Re: [PATCH] kbuild: avoid split lines in .mod files

From: Sami Tolvanen
Date: Thu Dec 03 2020 - 13:47:18 EST


Hi Masahiro,

On Thu, Dec 3, 2020 at 9:56 AM Masahiro Yamada <masahiroy@xxxxxxxxxx> wrote:
>
> "xargs echo" is not a safe way to remove line breaks because the input
> may exceed the command line limit and xargs may break it up into
> multiple invocations of echo.
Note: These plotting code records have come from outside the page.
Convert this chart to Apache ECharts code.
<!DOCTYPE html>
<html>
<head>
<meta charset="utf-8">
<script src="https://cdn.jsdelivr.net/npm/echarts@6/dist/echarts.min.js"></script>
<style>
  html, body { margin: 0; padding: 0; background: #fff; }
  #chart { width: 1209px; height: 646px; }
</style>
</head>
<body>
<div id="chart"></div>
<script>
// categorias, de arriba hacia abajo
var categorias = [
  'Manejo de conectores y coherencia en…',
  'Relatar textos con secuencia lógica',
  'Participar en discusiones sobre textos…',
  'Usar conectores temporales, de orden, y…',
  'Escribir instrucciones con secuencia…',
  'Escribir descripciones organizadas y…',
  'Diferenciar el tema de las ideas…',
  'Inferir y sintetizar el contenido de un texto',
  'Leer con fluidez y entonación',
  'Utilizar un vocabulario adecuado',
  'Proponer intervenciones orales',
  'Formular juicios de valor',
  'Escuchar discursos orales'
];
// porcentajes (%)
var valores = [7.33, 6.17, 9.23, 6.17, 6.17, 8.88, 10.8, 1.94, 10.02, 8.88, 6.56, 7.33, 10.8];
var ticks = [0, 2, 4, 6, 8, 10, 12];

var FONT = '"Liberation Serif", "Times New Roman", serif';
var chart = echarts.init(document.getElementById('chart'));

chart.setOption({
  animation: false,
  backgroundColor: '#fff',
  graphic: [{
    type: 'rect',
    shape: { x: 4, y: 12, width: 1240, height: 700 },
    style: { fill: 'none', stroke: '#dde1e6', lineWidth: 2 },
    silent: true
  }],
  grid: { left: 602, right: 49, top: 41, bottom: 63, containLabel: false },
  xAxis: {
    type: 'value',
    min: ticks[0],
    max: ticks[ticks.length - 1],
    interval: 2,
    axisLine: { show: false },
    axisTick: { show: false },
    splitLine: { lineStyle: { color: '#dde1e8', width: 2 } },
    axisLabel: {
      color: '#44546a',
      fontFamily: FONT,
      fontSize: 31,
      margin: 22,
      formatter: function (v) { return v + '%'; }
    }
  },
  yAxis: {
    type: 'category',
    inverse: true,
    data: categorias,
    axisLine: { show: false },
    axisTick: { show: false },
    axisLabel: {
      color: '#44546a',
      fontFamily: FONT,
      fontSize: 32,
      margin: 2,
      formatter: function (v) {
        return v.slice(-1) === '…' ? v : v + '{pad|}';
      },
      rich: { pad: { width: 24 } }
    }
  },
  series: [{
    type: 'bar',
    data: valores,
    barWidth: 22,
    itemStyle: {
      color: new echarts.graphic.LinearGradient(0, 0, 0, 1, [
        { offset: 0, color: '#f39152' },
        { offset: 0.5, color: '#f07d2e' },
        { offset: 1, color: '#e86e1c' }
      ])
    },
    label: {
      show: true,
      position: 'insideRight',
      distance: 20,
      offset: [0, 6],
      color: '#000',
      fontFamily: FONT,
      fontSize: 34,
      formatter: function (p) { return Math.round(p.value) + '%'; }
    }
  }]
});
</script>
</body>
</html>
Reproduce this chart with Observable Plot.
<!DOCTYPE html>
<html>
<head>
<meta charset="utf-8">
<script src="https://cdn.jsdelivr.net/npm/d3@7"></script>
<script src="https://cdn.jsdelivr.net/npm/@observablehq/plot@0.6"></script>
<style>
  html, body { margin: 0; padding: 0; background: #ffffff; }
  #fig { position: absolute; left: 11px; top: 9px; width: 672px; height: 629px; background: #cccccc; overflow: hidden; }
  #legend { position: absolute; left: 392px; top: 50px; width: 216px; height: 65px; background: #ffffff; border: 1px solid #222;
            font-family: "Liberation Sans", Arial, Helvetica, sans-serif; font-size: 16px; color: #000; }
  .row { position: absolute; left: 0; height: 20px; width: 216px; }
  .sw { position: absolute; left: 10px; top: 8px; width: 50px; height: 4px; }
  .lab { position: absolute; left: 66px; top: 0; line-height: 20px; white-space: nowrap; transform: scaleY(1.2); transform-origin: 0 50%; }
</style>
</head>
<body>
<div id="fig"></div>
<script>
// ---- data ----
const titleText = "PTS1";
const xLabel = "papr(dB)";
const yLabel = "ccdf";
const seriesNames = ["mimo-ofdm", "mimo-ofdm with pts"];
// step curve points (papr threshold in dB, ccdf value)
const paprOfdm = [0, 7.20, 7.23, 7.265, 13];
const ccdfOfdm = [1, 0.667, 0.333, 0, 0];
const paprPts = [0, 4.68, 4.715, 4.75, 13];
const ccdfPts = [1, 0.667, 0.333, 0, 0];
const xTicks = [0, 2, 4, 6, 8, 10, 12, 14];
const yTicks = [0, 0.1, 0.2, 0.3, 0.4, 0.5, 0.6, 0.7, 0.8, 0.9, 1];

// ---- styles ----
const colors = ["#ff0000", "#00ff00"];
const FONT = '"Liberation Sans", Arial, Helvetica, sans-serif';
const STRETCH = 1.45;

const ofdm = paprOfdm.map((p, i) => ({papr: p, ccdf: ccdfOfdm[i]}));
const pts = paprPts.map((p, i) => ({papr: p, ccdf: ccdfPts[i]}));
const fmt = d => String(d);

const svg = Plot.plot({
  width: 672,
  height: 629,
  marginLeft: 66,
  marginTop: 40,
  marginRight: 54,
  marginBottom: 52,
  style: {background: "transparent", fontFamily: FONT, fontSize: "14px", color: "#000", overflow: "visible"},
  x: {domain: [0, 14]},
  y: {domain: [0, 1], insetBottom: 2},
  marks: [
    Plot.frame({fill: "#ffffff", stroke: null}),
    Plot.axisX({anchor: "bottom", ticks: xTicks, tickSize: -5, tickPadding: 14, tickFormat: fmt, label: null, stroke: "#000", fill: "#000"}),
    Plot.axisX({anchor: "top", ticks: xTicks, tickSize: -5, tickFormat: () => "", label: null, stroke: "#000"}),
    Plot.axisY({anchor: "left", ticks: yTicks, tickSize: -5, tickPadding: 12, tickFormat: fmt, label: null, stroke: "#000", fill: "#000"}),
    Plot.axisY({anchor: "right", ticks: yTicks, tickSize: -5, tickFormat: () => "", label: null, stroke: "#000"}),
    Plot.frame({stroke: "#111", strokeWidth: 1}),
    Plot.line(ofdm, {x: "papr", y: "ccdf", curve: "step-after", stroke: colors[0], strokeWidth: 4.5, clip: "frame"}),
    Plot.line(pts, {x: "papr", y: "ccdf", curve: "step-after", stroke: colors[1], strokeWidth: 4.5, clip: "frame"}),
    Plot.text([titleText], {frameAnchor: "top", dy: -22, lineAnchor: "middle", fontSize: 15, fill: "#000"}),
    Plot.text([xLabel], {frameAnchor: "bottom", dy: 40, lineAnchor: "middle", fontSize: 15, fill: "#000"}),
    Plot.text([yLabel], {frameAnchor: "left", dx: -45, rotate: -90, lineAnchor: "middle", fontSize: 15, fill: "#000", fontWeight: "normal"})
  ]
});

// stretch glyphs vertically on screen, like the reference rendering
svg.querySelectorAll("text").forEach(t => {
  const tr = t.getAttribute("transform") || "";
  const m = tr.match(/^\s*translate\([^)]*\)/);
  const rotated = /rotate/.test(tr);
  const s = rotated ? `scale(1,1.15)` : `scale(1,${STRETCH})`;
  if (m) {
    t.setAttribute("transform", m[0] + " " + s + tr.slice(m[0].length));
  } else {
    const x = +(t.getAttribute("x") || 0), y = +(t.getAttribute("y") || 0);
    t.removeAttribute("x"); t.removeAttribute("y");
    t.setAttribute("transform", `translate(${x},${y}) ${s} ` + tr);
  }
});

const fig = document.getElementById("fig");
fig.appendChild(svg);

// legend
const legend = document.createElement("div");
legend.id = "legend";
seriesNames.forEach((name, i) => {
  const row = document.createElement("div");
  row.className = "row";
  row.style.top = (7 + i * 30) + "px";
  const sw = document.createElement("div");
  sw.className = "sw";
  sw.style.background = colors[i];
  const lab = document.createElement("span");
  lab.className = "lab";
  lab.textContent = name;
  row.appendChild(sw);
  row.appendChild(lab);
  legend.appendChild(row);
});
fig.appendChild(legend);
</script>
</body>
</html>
This should never happen because
> scripts/gen_autoksyms.sh expects all undefined symbols are placed in
> the second line of .mod files.
>
> One possible way is to replace "xargs echo" with
> "sed ':x;N;$!bx;s/\n/ /g'" or something, but I rewrote the code by
> using awk because it is more readable.
>
> This issue was reported by Sami Tolvanen; in his Clang LTO patch set,
> $(multi-used-m) is no longer an ELF object, but a thin archive that
> contains LLVM bitcode files. llvm-nm prints out symbols for each
> archive member separately, which results a lot of dupications, in some
> places, beyond the system-defined limit.
>
> This problem must be fixed irrespective of LTO, and we must ensure
> zero possibility of having this issue.
>
> Link: https://lkml.org/lkml/2020/12/1/1658
> Reported-by: Sami Tolvanen <samitolvanen@xxxxxxxxxx>
> Signed-off-by: Masahiro Yamada <masahiroy@xxxxxxxxxx>
> ---
>
> scripts/Makefile.build | 12 ++++--------
> 1 file changed, 4 insertions(+), 8 deletions(-)
>
> diff --git a/scripts/Makefile.build b/scripts/Makefile.build
> index ae647379b579..4c058f12dd73 100644
> --- a/scripts/Makefile.build
> +++ b/scripts/Makefile.build
> @@ -252,6 +252,9 @@ objtool_dep = $(objtool_obj) \
> ifdef CONFIG_TRIM_UNUSED_KSYMS
> cmd_gen_ksymdeps = \
> $(CONFIG_SHELL) $(srctree)/scripts/gen_ksymdeps.sh $@ >> $(dot-target).cmd
> +
> +# List module undefined symbols
> +undefined_syms = $(NM) $< | $(AWK) '$$1 == "U" { printf("%s%s", x++ ? " " : "", $$2) }';
> endif
>
> define rule_cc_o_c
> @@ -271,13 +274,6 @@ define rule_as_o_S
> $(call cmd,modversions_S)
> endef
>
> -# List module undefined symbols (or empty line if not enabled)
> -ifdef CONFIG_TRIM_UNUSED_KSYMS
> -cmd_undef_syms = $(NM) $< | sed -n 's/^ *U //p' | xargs echo
> -else
> -cmd_undef_syms = echo
> -endif
> -
> # Built-in and composite module parts
> $(obj)/%.o: $(src)/%.c $(recordmcount_source) $(objtool_dep) FORCE
> $(call if_changed_rule,cc_o_c)
> @@ -285,7 +281,7 @@ $(obj)/%.o: $(src)/%.c $(recordmcount_source) $(objtool_dep) FORCE
>
> cmd_mod = { \
> echo $(if $($*-objs)$($*-y)$($*-m), $(addprefix $(obj)/, $($*-objs) $($*-y) $($*-m)), $(@:.mod=.o)); \
> - $(cmd_undef_syms); \
> + $(undefined_syms) echo; \
> } > $@
>
> $(obj)/%.mod: $(obj)/%.o FORCE

Thanks for the patch! I confirmed that this works with llvm-nm and
bitcode files, but it does still produce plenty of duplicates, even
though they now stay on one line. I'm not sure if the readability of
the .mod file matters though. Please feel free to add:

Reviewed-by: Sami Tolvanen <samitolvanen@xxxxxxxxxx>

Sami